“Kendi Ağırlığında” başlığı altında şekillenen bu sergi, mermerin hem kırılgan hem de sert yapısı arasında gerçekleşen gerilim üzerinden farklı bir anlatım dili oluştururken aynı zamanda bu gerilimin biçimsel olarak nasıl ifade edilebileceğine odaklanır.
Sanatçı, son dönem çalışmalarında mermerin alışılagelmiş “ağır” ve “dayanıklı” algısını kırarak, taşı hassas ve kırılgan formlara dönüştürmüştür. Bu dönüşümle gündelik yaşamda gölgede kalmış duyguları yeniden görünür kılmayı amaçlar.
Heykellerde kırılganlık ile direnç arasında kurulan denge, taşın sessizliğiyle birleşerek özgün bir ifade alanı yaratır.
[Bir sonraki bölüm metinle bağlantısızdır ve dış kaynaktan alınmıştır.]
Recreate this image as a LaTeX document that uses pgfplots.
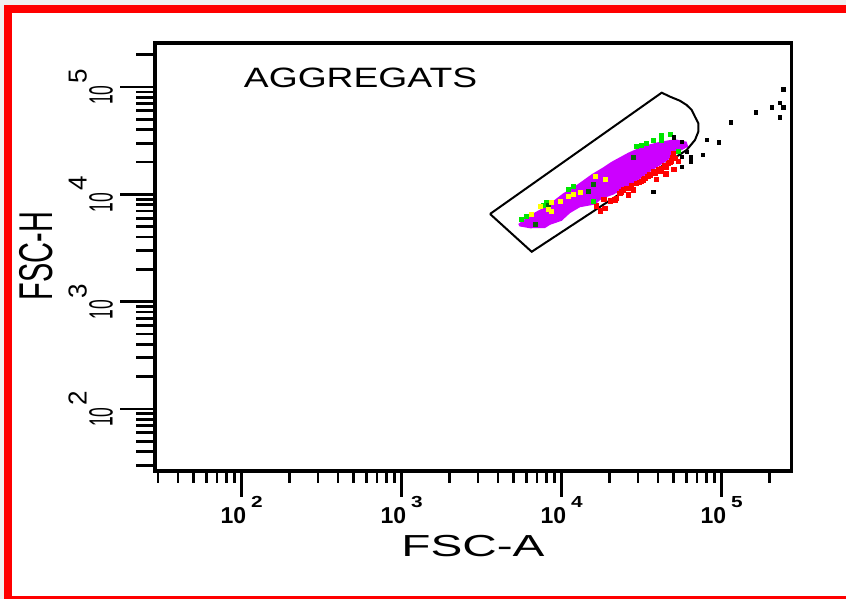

Mermerin yüzeyinde bırakılan her iz, hem malzemenin belleğini hem de insana dair duygusal bir katmanı yansıtır. Böylece taşın somut yapısı ile duygunun görünmezliği arasında doğal bir köprü kurulur.
Sade, sessiz ve ölçülü bir şekilde biçimlenen bu formlar, izleyiciyi mermerin sınırları içinde saklı duyguyu hissetmeye davet eder. Her heykel, ‘kendi ağırlığında’ bir anlam taşır; hem fiziksel bir form hem de duygunun donmuş bir izi olarak izleyiciyle buluşur.